#### [PROMPT]
Quote, verbatim, all material below, without pictures.

#### [RECORDED DATA]

────

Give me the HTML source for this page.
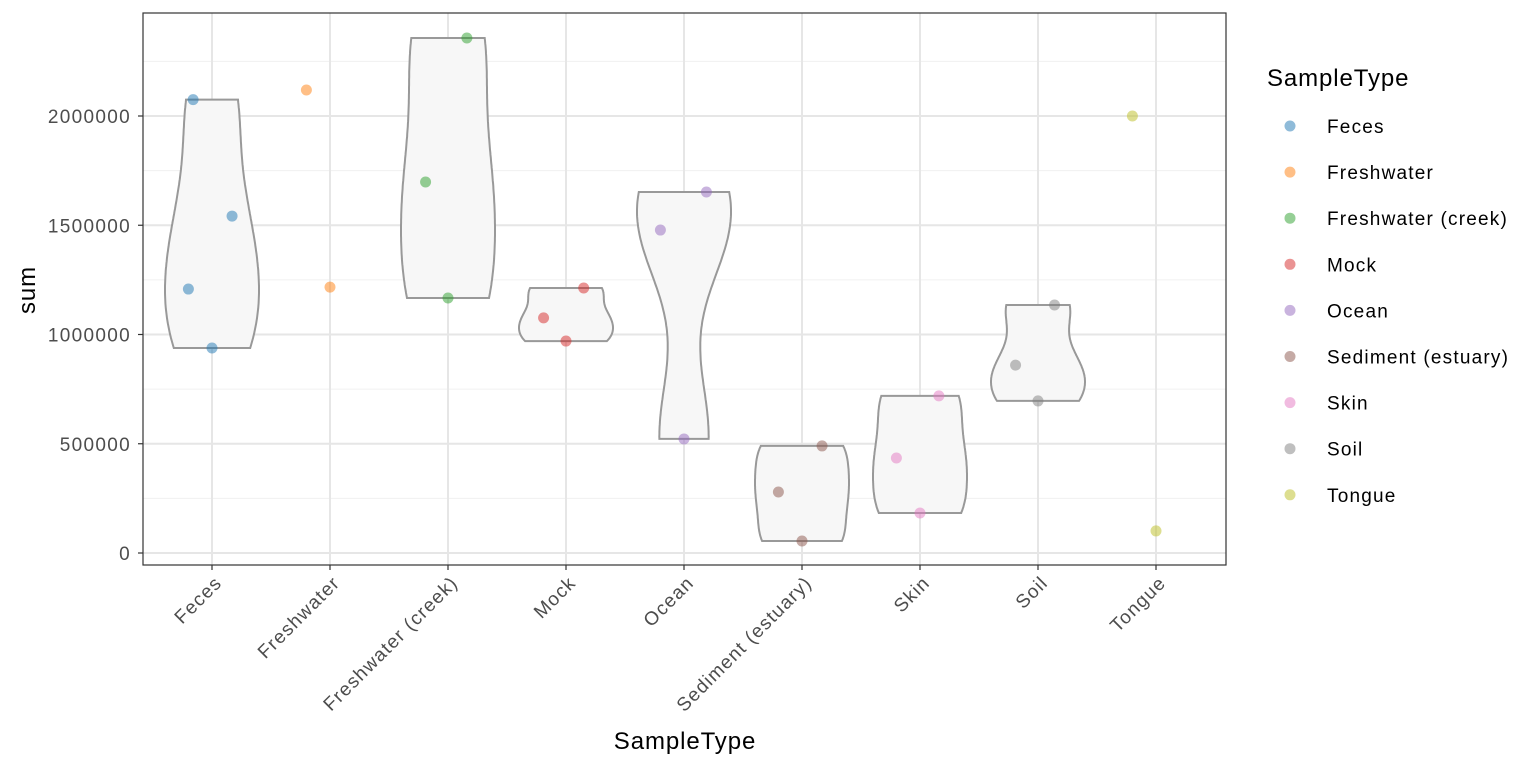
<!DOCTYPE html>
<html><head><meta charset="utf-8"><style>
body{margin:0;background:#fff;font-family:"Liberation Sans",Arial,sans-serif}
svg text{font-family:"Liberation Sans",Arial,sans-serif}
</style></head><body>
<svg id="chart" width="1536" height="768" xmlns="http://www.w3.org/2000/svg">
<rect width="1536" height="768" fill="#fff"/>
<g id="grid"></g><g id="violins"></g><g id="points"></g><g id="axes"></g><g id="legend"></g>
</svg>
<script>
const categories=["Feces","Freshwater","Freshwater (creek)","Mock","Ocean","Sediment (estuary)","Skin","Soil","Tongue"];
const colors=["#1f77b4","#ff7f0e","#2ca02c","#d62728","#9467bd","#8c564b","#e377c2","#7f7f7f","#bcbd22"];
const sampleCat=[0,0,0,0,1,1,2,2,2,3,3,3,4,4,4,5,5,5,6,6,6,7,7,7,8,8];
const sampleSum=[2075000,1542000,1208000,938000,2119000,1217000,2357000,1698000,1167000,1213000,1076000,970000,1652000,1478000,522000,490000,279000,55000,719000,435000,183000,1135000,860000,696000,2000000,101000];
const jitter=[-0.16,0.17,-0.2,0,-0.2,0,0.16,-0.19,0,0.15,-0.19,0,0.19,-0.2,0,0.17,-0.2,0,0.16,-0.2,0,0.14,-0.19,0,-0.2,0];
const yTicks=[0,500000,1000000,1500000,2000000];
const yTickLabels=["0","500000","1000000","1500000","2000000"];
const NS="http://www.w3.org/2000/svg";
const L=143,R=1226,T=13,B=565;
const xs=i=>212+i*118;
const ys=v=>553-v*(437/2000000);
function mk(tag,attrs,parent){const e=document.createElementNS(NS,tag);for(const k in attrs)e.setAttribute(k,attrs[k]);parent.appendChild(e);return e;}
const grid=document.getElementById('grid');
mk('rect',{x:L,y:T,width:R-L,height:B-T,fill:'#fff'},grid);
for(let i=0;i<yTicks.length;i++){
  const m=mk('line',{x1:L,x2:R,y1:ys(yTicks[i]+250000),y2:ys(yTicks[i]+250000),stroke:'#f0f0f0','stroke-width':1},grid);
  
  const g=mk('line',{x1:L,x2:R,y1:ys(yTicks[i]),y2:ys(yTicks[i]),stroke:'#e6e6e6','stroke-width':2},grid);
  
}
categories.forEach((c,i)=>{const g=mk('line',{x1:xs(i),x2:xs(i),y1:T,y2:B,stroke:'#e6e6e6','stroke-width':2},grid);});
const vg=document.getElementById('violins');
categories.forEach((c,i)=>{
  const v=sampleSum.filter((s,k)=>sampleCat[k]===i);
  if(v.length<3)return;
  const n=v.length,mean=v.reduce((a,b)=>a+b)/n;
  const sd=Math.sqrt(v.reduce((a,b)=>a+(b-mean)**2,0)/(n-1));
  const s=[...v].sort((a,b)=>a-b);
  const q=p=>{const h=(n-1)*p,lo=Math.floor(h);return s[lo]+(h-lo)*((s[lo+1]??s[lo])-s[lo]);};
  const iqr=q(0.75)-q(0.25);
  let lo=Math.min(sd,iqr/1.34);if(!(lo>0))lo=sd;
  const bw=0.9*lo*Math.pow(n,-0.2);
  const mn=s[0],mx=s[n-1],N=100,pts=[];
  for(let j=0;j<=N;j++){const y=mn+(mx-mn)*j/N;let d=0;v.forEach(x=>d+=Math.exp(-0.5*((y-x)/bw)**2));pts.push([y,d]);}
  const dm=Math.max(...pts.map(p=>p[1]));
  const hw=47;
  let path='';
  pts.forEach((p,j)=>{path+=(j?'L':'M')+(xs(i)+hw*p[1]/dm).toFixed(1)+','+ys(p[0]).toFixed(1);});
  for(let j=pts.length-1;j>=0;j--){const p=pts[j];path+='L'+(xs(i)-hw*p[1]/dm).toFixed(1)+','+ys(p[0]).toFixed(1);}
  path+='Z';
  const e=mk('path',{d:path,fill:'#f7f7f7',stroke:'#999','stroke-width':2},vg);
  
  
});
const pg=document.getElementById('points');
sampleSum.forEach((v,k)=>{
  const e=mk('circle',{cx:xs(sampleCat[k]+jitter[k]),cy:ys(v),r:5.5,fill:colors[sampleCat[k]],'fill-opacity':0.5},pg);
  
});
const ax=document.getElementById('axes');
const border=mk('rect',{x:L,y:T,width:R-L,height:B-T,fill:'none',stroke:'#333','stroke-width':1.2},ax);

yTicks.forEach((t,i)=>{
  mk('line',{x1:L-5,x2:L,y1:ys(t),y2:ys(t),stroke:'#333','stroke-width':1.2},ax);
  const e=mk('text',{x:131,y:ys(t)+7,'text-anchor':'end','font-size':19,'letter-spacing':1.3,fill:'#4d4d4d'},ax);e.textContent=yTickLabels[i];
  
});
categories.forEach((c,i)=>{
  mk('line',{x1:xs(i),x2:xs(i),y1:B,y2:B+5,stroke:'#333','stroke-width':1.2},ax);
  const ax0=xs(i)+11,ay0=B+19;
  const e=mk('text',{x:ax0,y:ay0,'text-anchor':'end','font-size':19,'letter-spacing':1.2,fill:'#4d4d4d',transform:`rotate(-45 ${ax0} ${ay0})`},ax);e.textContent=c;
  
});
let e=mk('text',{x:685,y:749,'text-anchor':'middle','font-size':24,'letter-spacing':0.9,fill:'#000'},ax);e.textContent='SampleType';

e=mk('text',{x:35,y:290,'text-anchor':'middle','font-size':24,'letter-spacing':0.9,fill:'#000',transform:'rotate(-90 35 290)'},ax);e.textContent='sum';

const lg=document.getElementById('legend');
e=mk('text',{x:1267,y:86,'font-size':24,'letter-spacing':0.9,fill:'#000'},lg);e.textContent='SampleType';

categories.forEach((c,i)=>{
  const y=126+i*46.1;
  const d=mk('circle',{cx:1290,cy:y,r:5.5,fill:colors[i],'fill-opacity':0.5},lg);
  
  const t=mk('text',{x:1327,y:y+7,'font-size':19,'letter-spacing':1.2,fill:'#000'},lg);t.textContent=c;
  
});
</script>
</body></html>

────

#### [FINISHED ANSWER]
Give me the HTML source for this page.
<!DOCTYPE html>
<html><head><meta charset="utf-8"><style>
body{margin:0;background:#fff;font-family:"Liberation Sans",Arial,sans-serif}
svg text{font-family:"Liberation Sans",Arial,sans-serif}
</style></head><body>
<svg id="chart" width="1536" height="768" xmlns="http://www.w3.org/2000/svg">
<rect width="1536" height="768" fill="#fff"/>
<g id="grid"></g><g id="violins"></g><g id="points"></g><g id="axes"></g><g id="legend"></g>
</svg>
<script>
const categories=["Feces","Freshwater","Freshwater (creek)","Mock","Ocean","Sediment (estuary)","Skin","Soil","Tongue"];
const colors=["#1f77b4","#ff7f0e","#2ca02c","#d62728","#9467bd","#8c564b","#e377c2","#7f7f7f","#bcbd22"];
const sampleCat=[0,0,0,0,1,1,2,2,2,3,3,3,4,4,4,5,5,5,6,6,6,7,7,7,8,8];
const sampleSum=[2075000,1542000,1208000,938000,2119000,1217000,2357000,1698000,1167000,1213000,1076000,970000,1652000,1478000,522000,490000,279000,55000,719000,435000,183000,1135000,860000,696000,2000000,101000];
const jitter=[-0.16,0.17,-0.2,0,-0.2,0,0.16,-0.19,0,0.15,-0.19,0,0.19,-0.2,0,0.17,-0.2,0,0.16,-0.2,0,0.14,-0.19,0,-0.2,0];
const yTicks=[0,500000,1000000,1500000,2000000];
const yTickLabels=["0","500000","1000000","1500000","2000000"];
const NS="http://www.w3.org/2000/svg";
const L=143,R=1226,T=13,B=565;
const xs=i=>212+i*118;
const ys=v=>553-v*(437/2000000);
function mk(tag,attrs,parent){const e=document.createElementNS(NS,tag);for(const k in attrs)e.setAttribute(k,attrs[k]);parent.appendChild(e);return e;}
const grid=document.getElementById('grid');
mk('rect',{x:L,y:T,width:R-L,height:B-T,fill:'#fff'},grid);
for(let i=0;i<yTicks.length;i++){
  const m=mk('line',{x1:L,x2:R,y1:ys(yTicks[i]+250000),y2:ys(yTicks[i]+250000),stroke:'#f0f0f0','stroke-width':1},grid);
  
  const g=mk('line',{x1:L,x2:R,y1:ys(yTicks[i]),y2:ys(yTicks[i]),stroke:'#e6e6e6','stroke-width':2},grid);
  
}
categories.forEach((c,i)=>{const g=mk('line',{x1:xs(i),x2:xs(i),y1:T,y2:B,stroke:'#e6e6e6','stroke-width':2},grid);});
const vg=document.getElementById('violins');
categories.forEach((c,i)=>{
  const v=sampleSum.filter((s,k)=>sampleCat[k]===i);
  if(v.length<3)return;
  const n=v.length,mean=v.reduce((a,b)=>a+b)/n;
  const sd=Math.sqrt(v.reduce((a,b)=>a+(b-mean)**2,0)/(n-1));
  const s=[...v].sort((a,b)=>a-b);
  const q=p=>{const h=(n-1)*p,lo=Math.floor(h);return s[lo]+(h-lo)*((s[lo+1]??s[lo])-s[lo]);};
  const iqr=q(0.75)-q(0.25);
  let lo=Math.min(sd,iqr/1.34);if(!(lo>0))lo=sd;
  const bw=0.9*lo*Math.pow(n,-0.2);
  const mn=s[0],mx=s[n-1],N=100,pts=[];
  for(let j=0;j<=N;j++){const y=mn+(mx-mn)*j/N;let d=0;v.forEach(x=>d+=Math.exp(-0.5*((y-x)/bw)**2));pts.push([y,d]);}
  const dm=Math.max(...pts.map(p=>p[1]));
  const hw=47;
  let path='';
  pts.forEach((p,j)=>{path+=(j?'L':'M')+(xs(i)+hw*p[1]/dm).toFixed(1)+','+ys(p[0]).toFixed(1);});
  for(let j=pts.length-1;j>=0;j--){const p=pts[j];path+='L'+(xs(i)-hw*p[1]/dm).toFixed(1)+','+ys(p[0]).toFixed(1);}
  path+='Z';
  const e=mk('path',{d:path,fill:'#f7f7f7',stroke:'#999','stroke-width':2},vg);
  
  
});
const pg=document.getElementById('points');
sampleSum.forEach((v,k)=>{
  const e=mk('circle',{cx:xs(sampleCat[k]+jitter[k]),cy:ys(v),r:5.5,fill:colors[sampleCat[k]],'fill-opacity':0.5},pg);
  
});
const ax=document.getElementById('axes');
const border=mk('rect',{x:L,y:T,width:R-L,height:B-T,fill:'none',stroke:'#333','stroke-width':1.2},ax);

yTicks.forEach((t,i)=>{
  mk('line',{x1:L-5,x2:L,y1:ys(t),y2:ys(t),stroke:'#333','stroke-width':1.2},ax);
  const e=mk('text',{x:131,y:ys(t)+7,'text-anchor':'end','font-size':19,'letter-spacing':1.3,fill:'#4d4d4d'},ax);e.textContent=yTickLabels[i];
  
});
categories.forEach((c,i)=>{
  mk('line',{x1:xs(i),x2:xs(i),y1:B,y2:B+5,stroke:'#333','stroke-width':1.2},ax);
  const ax0=xs(i)+11,ay0=B+19;
  const e=mk('text',{x:ax0,y:ay0,'text-anchor':'end','font-size':19,'letter-spacing':1.2,fill:'#4d4d4d',transform:`rotate(-45 ${ax0} ${ay0})`},ax);e.textContent=c;
  
});
let e=mk('text',{x:685,y:749,'text-anchor':'middle','font-size':24,'letter-spacing':0.9,fill:'#000'},ax);e.textContent='SampleType';

e=mk('text',{x:35,y:290,'text-anchor':'middle','font-size':24,'letter-spacing':0.9,fill:'#000',transform:'rotate(-90 35 290)'},ax);e.textContent='sum';

const lg=document.getElementById('legend');
e=mk('text',{x:1267,y:86,'font-size':24,'letter-spacing':0.9,fill:'#000'},lg);e.textContent='SampleType';

categories.forEach((c,i)=>{
  const y=126+i*46.1;
  const d=mk('circle',{cx:1290,cy:y,r:5.5,fill:colors[i],'fill-opacity':0.5},lg);
  
  const t=mk('text',{x:1327,y:y+7,'font-size':19,'letter-spacing':1.2,fill:'#000'},lg);t.textContent=c;
  
});
</script>
</body></html>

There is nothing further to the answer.